После махорки военных лет люди снова получили возможность курить папиросы и даже сигареты. Картонная коробка папирос «Казбек», со скачущим по горной тропе всадником на крышке, стоила 5 рублей 20 копеек, папиросы «Северная пальмира» с Ростральными колоннами Петербурга и Невой стоила 8 рублей, «Беломор» – 3 рубля 20 копеек, «Норд» – 2 рубля 10 копеек, ну а сигареты «Дукат» стоили вообще рубль. Были еще сигареты «Друг» в красных коробочках с головой немецкой овчарки на крышке. Выпускала их ленинградская фабрика имени Клары Цеткин, а незнакомое тогда понятие «сигареты» раскрывалось на этикетке более понятными словами: «безмундштучные папиросы». Коробок спичек стоил 20 копеек.
В пивной-»американке» за прилавком около продавца всегда можно было увидеть пивную бочку с вставленной в крышку железной трубкой. Через эту трубку пиво из бочки и выкачивалось. На полках «американок» стояли бутылки, лежали пачки сигарет, а на видном месте красовалась дощечка с надписью: «Водка один литр – 66 рублей, 100 граммов – 6 рублей 60 копеек. Имеются в продаже горячие сосиски и сардельки (их часто не было и место для цен оставалось пустым. – Г. А.), пиво жигулевское 0,5 литра – 4 рубля 20 копеек».

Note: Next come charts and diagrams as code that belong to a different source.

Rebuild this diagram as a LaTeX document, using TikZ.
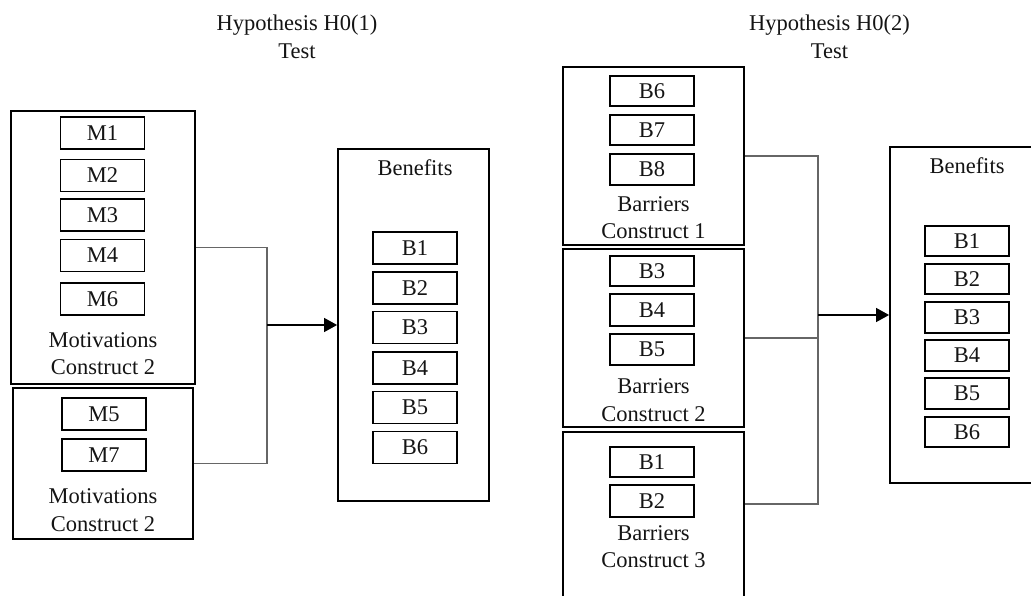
\documentclass[tikz,border=0pt]{standalone}
\usepackage{fontspec}
\setmainfont{Liberation Serif}
\usetikzlibrary{arrows.meta}
\tikzset{
  txt/.style={font=\fontsize{22.5}{27.5}\selectfont, text=black!92, inner sep=0pt, align=center},
  group/.style={draw, line width=1.8pt, inner sep=0pt},
  item/.style={draw, line width=1.8pt, txt, minimum width=84pt, minimum height=32pt},
  conn/.style={draw=black!60, line width=1.1pt},
  arr/.style={draw=black, line width=1.1pt, -{Triangle[length=13pt,width=14pt]}},
}
\begin{document}
\begin{tikzpicture}[x=1pt,y=-1pt]
\useasboundingbox (0,0) rectangle (1031,596);
\clip (0,0) rectangle (1031,596);

% ---- first hypothesis test ----
\node[txt] (t1) at (297,37) {Hypothesis H0(1)\\Test};

\node[group, minimum width=184pt, minimum height=273pt] (mc1) at (103,247.5) {};
\node[item] (m1) at (102.5,133) {M1};
\node[item] (m2) at (102.5,175.5) {M2};
\node[item] (m3) at (102.5,215) {M3};
\node[item] (m4) at (102.5,255.5) {M4};
\node[item] (m6) at (102.5,299) {M6};
\node[txt] (lm1) at (103,353.5) {Motivations\\Construct 2};

\node[group, minimum width=180pt, minimum height=151pt] (mc2) at (103,463.5) {};
\node[item] (m5) at (104,414) {M5};
\node[item] (m7) at (104,455) {M7};
\node[txt] (lm2) at (103,510.3) {Motivations\\Construct 2};

\node[group, minimum width=151pt, minimum height=352pt] (ben1) at (413.5,325) {};
\node[txt] (lb1) at (415,168) {Benefits};
\node[item] (p1) at (415,248) {B1};
\node[item] (p2) at (415,288) {B2};
\node[item] (p3) at (415,327.5) {B3};
\node[item] (p4) at (415,368) {B4};
\node[item] (p5) at (415,407.5) {B5};
\node[item] (p6) at (415,447.5) {B6};

\coordinate (jl) at (267,325);
\draw[conn] (mc1.east) -| (jl) |- (mc2.east);
\draw[arr] (jl) -- (ben1.west);

% ---- second hypothesis test ----
\node[txt] (t2) at (829.5,37) {Hypothesis H0(2)\\Test};

\node[group, minimum width=181pt, minimum height=178pt] (bc1) at (653.5,156) {};
\node[item, minimum height=30pt] (q6) at (652,91) {B6};
\node[item, minimum height=30pt] (q7) at (652,130) {B7};
\node[item, minimum height=31pt] (q8) at (652,169.5) {B8};
\node[txt] (lc1) at (653.5,217.7) {Barriers\\Construct 1};

\node[group, minimum width=181pt, minimum height=178pt] (bc2) at (653.5,338) {};
\node[item, minimum height=30pt] (q3) at (652,271) {B3};
\node[item, minimum height=32pt] (q4) at (652,310) {B4};
\node[item, minimum height=31pt] (q5) at (652,349.5) {B5};
\node[txt] (lc2) at (653.5,400.3) {Barriers\\Construct 2};

\node[group, minimum width=181pt, minimum height=188pt] (bc3) at (653.5,526) {};
\node[item, minimum height=30pt] (q1) at (652,462) {B1};
\node[item, minimum height=32pt] (q2) at (652,501) {B2};
\node[txt] (lc3) at (653.5,546.8) {Barriers\\Construct 3};

\node[group, minimum width=160pt, minimum height=336pt] (ben2) at (970,315) {};
\node[txt] (lb2) at (967,166) {Benefits};
\node[item, minimum height=30pt] (r1) at (967,241) {B1};
\node[item, minimum height=30pt] (r2) at (967,279) {B2};
\node[item, minimum height=31pt] (r3) at (967,317.5) {B3};
\node[item, minimum height=31pt] (r4) at (967,355.5) {B4};
\node[item, minimum height=31pt] (r5) at (967,393.5) {B5};
\node[item, minimum height=30pt] (r6) at (967,432) {B6};

\coordinate (jr) at (818,315);
\draw[conn] (bc1.east) -| (jr) |- ([yshift=22pt]bc3.east);
\draw[conn] (bc2.east) -- (bc2.east -| jr);
\draw[arr] (jr) -- (ben2.west);
\end{tikzpicture}
\end{document}
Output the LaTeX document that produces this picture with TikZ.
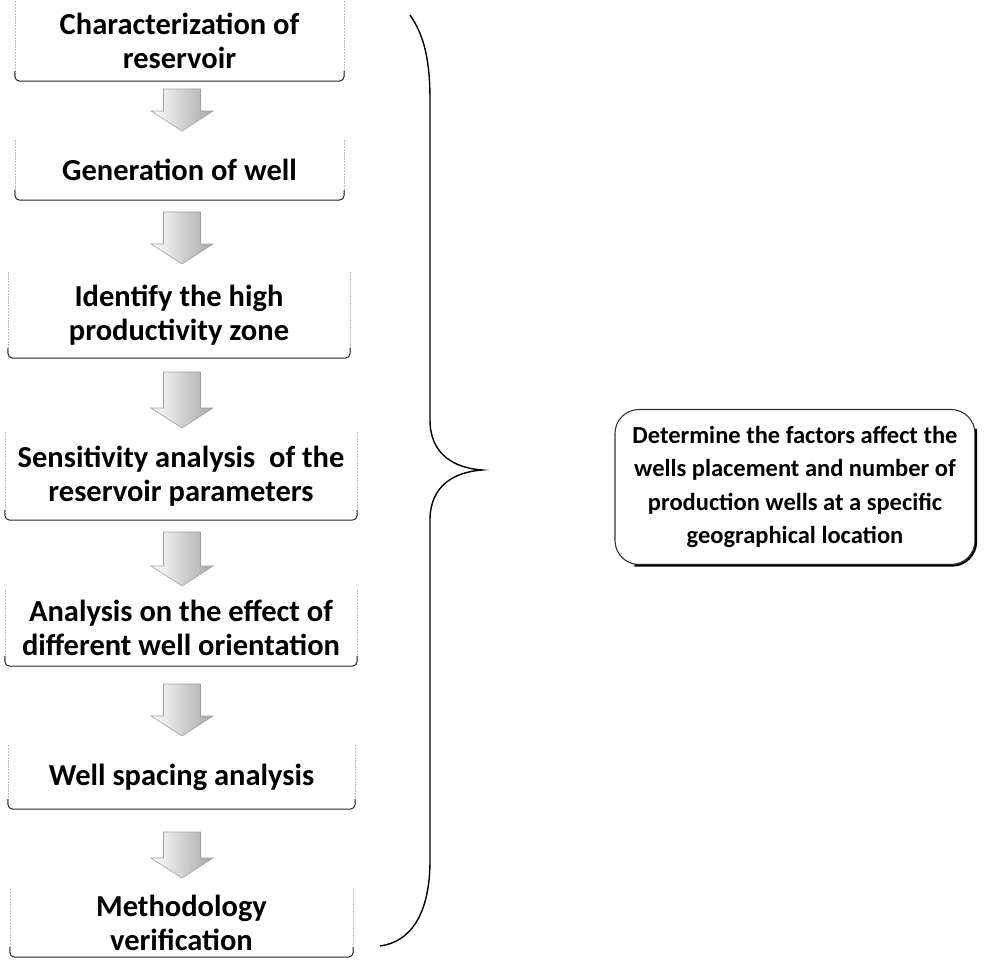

Приметы мирной жизни с каждым годом все больше и больше давали о себе знать. Вот уже кафе «Мороженое» в доме 4 по улице Горького (Тверской) предлагало москвичам мороженое с доставкой на дом, а мясокомбинат имени Микояна приглашал их сдавать скот для убоя. С «давальцами», в зависимости от их желания, комбинат обещал расплачиваться мясом, субпродуктами, колбасой, копченостями и перетопленным жиром.